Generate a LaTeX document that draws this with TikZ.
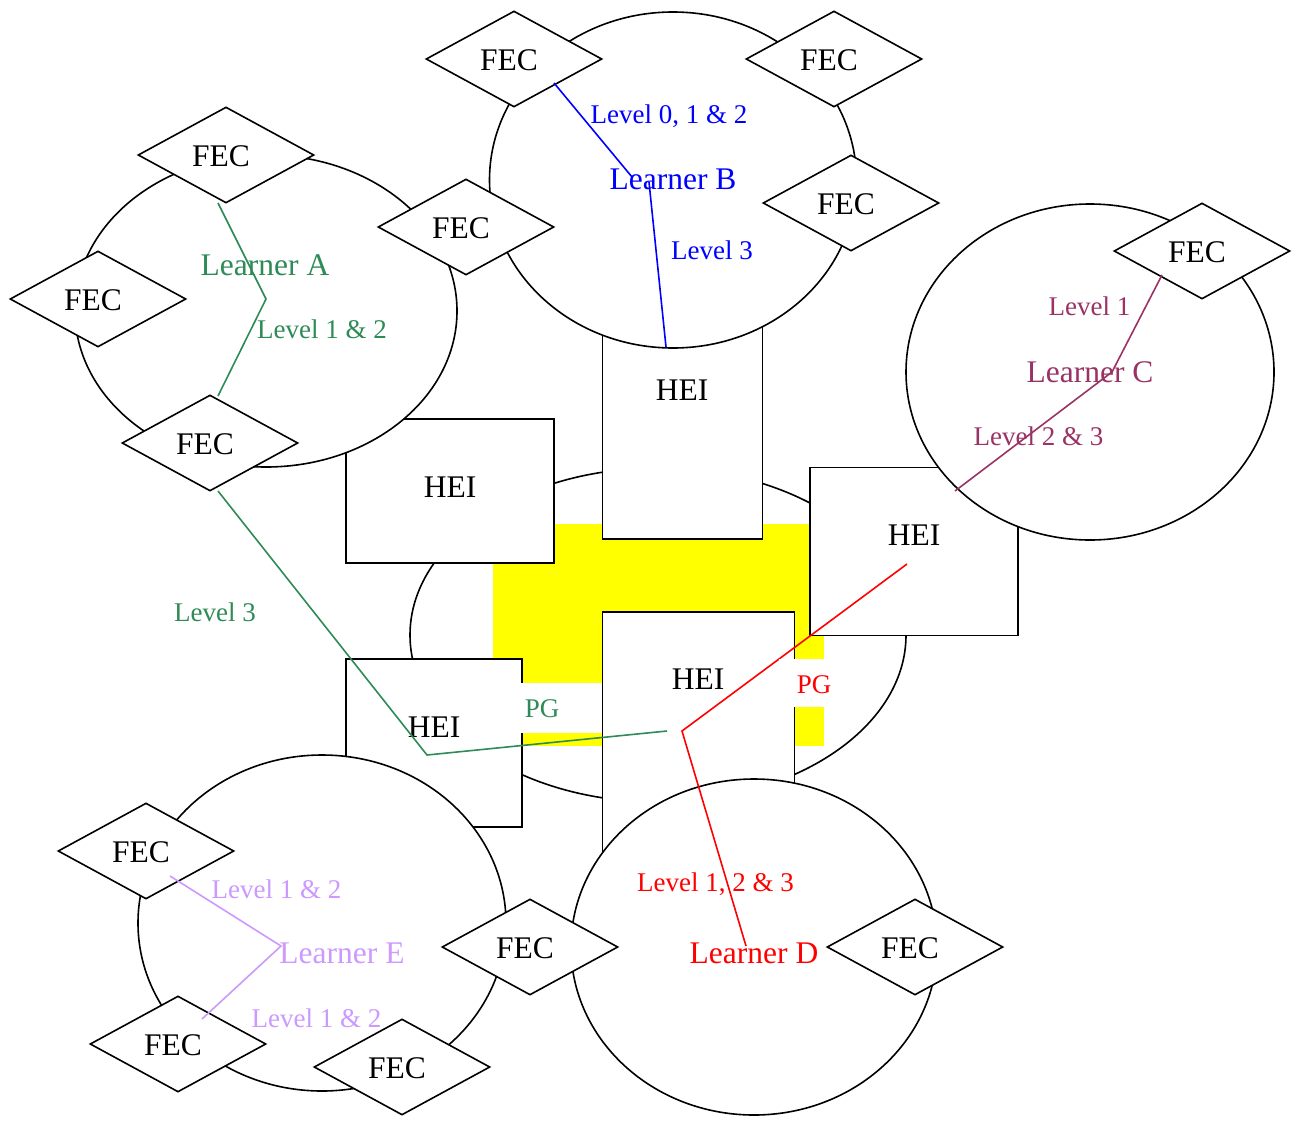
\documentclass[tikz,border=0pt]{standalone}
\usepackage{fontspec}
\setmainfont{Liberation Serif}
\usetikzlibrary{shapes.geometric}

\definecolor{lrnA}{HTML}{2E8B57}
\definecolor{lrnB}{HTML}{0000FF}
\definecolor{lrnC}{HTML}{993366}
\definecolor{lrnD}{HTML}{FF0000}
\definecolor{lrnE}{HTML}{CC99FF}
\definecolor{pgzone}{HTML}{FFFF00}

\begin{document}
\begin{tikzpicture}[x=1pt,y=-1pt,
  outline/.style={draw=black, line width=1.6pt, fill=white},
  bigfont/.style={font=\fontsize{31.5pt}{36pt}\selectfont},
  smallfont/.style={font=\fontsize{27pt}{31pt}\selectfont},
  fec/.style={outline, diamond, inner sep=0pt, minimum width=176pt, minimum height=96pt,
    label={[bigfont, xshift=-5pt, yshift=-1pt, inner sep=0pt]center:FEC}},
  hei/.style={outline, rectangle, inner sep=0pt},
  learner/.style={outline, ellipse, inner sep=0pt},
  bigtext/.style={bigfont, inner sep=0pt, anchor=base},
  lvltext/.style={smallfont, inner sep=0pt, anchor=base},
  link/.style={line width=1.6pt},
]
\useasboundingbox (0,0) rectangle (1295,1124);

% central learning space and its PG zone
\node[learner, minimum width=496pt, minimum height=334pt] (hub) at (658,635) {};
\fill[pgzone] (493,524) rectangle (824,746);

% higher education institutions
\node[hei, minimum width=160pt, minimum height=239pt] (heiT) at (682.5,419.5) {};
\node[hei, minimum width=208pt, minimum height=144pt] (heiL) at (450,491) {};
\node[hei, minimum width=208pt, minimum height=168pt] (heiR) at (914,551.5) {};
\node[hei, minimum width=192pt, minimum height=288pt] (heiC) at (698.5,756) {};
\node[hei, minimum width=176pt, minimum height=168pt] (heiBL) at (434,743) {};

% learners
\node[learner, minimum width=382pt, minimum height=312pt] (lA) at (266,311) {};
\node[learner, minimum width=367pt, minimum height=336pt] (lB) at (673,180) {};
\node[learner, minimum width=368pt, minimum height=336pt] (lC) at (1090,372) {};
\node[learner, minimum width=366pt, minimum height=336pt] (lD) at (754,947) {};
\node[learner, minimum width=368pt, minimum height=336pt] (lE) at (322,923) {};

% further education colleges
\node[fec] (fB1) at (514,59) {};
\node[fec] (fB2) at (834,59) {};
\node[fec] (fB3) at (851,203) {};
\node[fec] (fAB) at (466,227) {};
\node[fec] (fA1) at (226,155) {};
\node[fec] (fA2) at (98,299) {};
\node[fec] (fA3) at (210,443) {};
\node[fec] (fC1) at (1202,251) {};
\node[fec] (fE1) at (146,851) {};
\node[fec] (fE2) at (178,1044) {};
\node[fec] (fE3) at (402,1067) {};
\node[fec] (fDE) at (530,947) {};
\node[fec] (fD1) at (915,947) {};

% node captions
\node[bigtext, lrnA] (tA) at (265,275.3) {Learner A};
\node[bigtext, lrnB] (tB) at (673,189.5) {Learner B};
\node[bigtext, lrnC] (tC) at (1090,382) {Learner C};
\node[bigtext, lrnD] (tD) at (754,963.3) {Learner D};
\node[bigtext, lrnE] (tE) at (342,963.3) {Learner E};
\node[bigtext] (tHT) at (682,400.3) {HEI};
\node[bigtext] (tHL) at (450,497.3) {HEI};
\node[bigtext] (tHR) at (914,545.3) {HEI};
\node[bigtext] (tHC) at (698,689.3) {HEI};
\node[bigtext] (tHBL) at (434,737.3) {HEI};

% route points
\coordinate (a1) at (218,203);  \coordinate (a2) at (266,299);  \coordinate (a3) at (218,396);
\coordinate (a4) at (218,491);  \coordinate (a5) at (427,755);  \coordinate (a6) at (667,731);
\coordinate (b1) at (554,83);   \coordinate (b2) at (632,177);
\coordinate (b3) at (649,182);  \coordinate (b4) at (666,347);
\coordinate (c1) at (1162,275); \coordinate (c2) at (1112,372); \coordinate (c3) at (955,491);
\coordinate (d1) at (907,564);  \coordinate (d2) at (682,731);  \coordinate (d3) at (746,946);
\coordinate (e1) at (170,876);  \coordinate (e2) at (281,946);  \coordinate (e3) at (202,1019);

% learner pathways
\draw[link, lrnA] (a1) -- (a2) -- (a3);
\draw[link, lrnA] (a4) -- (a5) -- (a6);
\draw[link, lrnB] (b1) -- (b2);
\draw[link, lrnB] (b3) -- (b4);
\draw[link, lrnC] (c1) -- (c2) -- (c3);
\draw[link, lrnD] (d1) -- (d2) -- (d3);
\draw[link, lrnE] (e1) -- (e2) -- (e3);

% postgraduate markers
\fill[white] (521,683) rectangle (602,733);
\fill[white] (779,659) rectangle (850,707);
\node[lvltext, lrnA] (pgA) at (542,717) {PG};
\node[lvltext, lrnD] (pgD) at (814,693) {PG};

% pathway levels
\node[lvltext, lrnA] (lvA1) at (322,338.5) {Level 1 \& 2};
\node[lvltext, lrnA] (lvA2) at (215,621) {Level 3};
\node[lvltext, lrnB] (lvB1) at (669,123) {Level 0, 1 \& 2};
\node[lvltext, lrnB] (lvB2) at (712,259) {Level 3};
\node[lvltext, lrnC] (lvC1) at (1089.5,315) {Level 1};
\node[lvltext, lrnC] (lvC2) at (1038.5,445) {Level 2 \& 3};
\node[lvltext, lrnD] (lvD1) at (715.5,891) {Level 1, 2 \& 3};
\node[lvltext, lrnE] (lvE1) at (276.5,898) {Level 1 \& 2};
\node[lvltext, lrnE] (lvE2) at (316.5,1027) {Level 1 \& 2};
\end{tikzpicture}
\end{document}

· · ·

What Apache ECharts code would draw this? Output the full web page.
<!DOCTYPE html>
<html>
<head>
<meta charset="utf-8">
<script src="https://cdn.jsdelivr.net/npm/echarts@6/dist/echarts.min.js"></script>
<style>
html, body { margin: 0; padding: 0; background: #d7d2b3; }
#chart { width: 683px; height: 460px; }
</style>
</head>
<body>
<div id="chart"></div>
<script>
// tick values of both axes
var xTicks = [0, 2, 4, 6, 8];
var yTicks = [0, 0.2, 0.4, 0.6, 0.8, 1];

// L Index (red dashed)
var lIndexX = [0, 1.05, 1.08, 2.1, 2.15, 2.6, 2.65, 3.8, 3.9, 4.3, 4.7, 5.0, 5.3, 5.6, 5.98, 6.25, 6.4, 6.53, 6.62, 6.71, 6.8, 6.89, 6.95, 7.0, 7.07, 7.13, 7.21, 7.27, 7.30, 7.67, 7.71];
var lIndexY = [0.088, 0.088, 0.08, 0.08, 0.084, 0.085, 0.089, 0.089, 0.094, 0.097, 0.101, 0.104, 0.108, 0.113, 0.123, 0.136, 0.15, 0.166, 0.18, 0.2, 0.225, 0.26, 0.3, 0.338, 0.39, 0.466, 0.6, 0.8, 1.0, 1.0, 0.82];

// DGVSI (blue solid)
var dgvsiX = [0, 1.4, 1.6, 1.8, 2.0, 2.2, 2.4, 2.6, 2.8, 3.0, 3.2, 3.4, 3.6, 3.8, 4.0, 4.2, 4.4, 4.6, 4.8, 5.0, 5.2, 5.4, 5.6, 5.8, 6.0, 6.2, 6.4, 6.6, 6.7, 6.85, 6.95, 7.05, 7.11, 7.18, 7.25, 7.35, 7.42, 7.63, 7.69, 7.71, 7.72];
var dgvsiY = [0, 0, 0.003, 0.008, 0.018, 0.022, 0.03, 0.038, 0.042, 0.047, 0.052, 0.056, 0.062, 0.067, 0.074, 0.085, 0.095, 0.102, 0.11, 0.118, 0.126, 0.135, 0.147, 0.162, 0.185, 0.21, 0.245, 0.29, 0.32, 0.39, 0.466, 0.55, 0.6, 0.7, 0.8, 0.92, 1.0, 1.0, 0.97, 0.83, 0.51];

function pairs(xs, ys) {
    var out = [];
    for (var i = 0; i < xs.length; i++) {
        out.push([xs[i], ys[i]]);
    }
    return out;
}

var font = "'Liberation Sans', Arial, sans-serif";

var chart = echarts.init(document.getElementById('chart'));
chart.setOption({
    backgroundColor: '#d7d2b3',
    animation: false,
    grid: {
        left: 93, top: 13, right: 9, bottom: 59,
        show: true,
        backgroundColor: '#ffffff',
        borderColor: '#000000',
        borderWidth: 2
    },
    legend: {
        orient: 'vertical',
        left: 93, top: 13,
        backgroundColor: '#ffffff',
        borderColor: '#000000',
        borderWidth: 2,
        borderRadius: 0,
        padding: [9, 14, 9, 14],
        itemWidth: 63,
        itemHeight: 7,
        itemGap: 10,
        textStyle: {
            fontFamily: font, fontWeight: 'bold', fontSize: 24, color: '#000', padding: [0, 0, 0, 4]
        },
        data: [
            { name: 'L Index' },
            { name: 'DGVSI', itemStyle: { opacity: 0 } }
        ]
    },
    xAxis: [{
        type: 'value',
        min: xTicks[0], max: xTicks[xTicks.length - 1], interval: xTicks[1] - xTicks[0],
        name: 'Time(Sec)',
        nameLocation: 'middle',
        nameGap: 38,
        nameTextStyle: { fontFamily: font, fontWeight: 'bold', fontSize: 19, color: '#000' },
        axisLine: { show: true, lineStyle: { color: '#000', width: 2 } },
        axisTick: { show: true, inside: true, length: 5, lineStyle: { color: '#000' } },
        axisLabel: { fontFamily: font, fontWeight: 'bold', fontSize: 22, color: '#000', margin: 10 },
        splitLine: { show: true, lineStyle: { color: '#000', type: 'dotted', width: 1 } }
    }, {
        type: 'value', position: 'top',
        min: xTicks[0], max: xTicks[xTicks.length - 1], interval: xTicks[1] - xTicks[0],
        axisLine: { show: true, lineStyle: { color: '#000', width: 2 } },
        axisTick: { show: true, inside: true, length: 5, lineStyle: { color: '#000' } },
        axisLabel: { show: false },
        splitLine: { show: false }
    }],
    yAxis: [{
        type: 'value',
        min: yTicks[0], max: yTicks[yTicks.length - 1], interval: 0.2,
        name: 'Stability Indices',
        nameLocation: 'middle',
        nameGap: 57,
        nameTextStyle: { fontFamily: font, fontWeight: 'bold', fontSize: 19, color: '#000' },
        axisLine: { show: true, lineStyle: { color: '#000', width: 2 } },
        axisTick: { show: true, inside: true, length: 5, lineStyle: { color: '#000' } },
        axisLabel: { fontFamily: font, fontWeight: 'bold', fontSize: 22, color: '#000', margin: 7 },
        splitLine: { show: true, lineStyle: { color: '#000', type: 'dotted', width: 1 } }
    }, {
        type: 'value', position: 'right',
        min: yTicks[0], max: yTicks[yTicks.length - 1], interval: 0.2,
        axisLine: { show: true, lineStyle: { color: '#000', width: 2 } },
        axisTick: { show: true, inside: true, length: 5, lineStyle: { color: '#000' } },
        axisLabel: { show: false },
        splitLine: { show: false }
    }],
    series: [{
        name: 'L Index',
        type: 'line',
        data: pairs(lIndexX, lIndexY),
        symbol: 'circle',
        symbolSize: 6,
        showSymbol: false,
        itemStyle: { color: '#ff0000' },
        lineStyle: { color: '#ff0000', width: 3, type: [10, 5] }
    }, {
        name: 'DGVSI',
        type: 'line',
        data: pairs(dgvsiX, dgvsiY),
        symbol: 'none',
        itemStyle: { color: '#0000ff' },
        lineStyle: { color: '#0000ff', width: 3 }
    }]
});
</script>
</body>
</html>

· · ·

GIVEN TASK —
Of the lines above, quote exactly those from the one with "Generate a LaTeX" through the one with "(493,524) rectangle (824,746);", ends included; pictures stay out.

IN RESPONSE —
Generate a LaTeX document that draws this with TikZ.
\documentclass[tikz,border=0pt]{standalone}
\usepackage{fontspec}
\setmainfont{Liberation Serif}
\usetikzlibrary{shapes.geometric}

\definecolor{lrnA}{HTML}{2E8B57}
\definecolor{lrnB}{HTML}{0000FF}
\definecolor{lrnC}{HTML}{993366}
\definecolor{lrnD}{HTML}{FF0000}
\definecolor{lrnE}{HTML}{CC99FF}
\definecolor{pgzone}{HTML}{FFFF00}

\begin{document}
\begin{tikzpicture}[x=1pt,y=-1pt,
  outline/.style={draw=black, line width=1.6pt, fill=white},
  bigfont/.style={font=\fontsize{31.5pt}{36pt}\selectfont},
  smallfont/.style={font=\fontsize{27pt}{31pt}\selectfont},
  fec/.style={outline, diamond, inner sep=0pt, minimum width=176pt, minimum height=96pt,
    label={[bigfont, xshift=-5pt, yshift=-1pt, inner sep=0pt]center:FEC}},
  hei/.style={outline, rectangle, inner sep=0pt},
  learner/.style={outline, ellipse, inner sep=0pt},
  bigtext/.style={bigfont, inner sep=0pt, anchor=base},
  lvltext/.style={smallfont, inner sep=0pt, anchor=base},
  link/.style={line width=1.6pt},
]
\useasboundingbox (0,0) rectangle (1295,1124);

% central learning space and its PG zone
\node[learner, minimum width=496pt, minimum height=334pt] (hub) at (658,635) {};
\fill[pgzone] (493,524) rectangle (824,746);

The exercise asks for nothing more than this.